I am trying to make sense of one of the boundary conditions of a look-back option with floating strike.
Some notation first: let $v(t,x,y)$ denote the price at time $t$ of the option under the assumption that $S(t) = x$ and $Y(t) = y$, such that $Y(t) = max_{0\leq u \leq t} S(u)$, $S(t)$ being the geometric Brownian Motion asset price.
When computing the discounted value of the option, we get the usual Black-Scholes Merton equation satisfying: $$ v_t(t,x,y) + rxv_x(t,x,y) + \frac{1}{2}\sigma^2x^2v_{xx}(t,x,y) = rv(t,x,y) $$
The new feature in this derivation is that we obtain, additionally, the term $$e^{-rt}v_y(t,S(t),Y(t))dY(t) $$
which must be $0$ so that $d\left(e^{-rt}v(t,S(t),Y(t))\right)$ is a martingale.

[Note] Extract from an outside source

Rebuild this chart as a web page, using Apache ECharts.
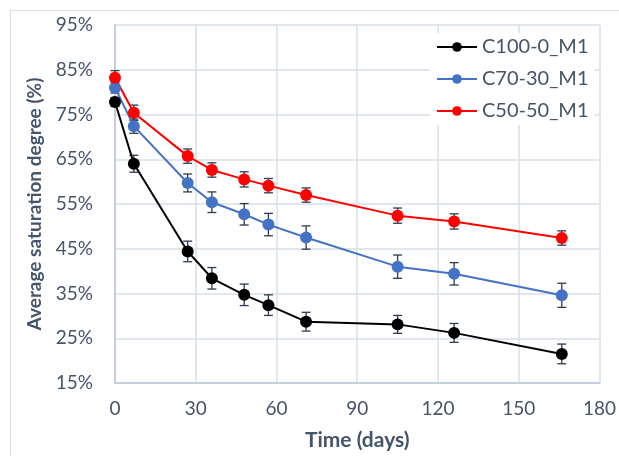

The book I am using as reference (Stochastic Calculus for Finance, by Shreve) states that the term $dY(t)$ is $0$ on the flat spots (which is obvious), and that "the times when $S(t) = Y(t)$ , the term $e^{-rt}v_y(t,S(t),Y(t))dY(t)$ must also be $0$ because $dY(t)$ is positive".
Could somebody explain better this last statement? I really do not see the reason why this is true. This should conclude that one of the boundary conditions is that $v_y(t,y,y) = 0$.
Answering my own question here after a bit of research and use of common sense:
As mentioned in the question, we want $e^{-rt}v_y(t,x,y)dY_t$ to be equal to $0$ in order to have a martingale.
When $Y_t$ is a flat line, the term $dY_t$ is equal to $0$ (this was already stated in the question). Now, when $S_t$ increases over the current maximum, the variable $Y_t$ increases together with it, making the term $dY_t$ different than $0$. This means that in order to obtain a martingale, $v_y(t,x,y)$ must be $0$, and because $S_t = Y_t$, we must have $v_y(t,y,y) = 0$, yielding the desired boundary condition.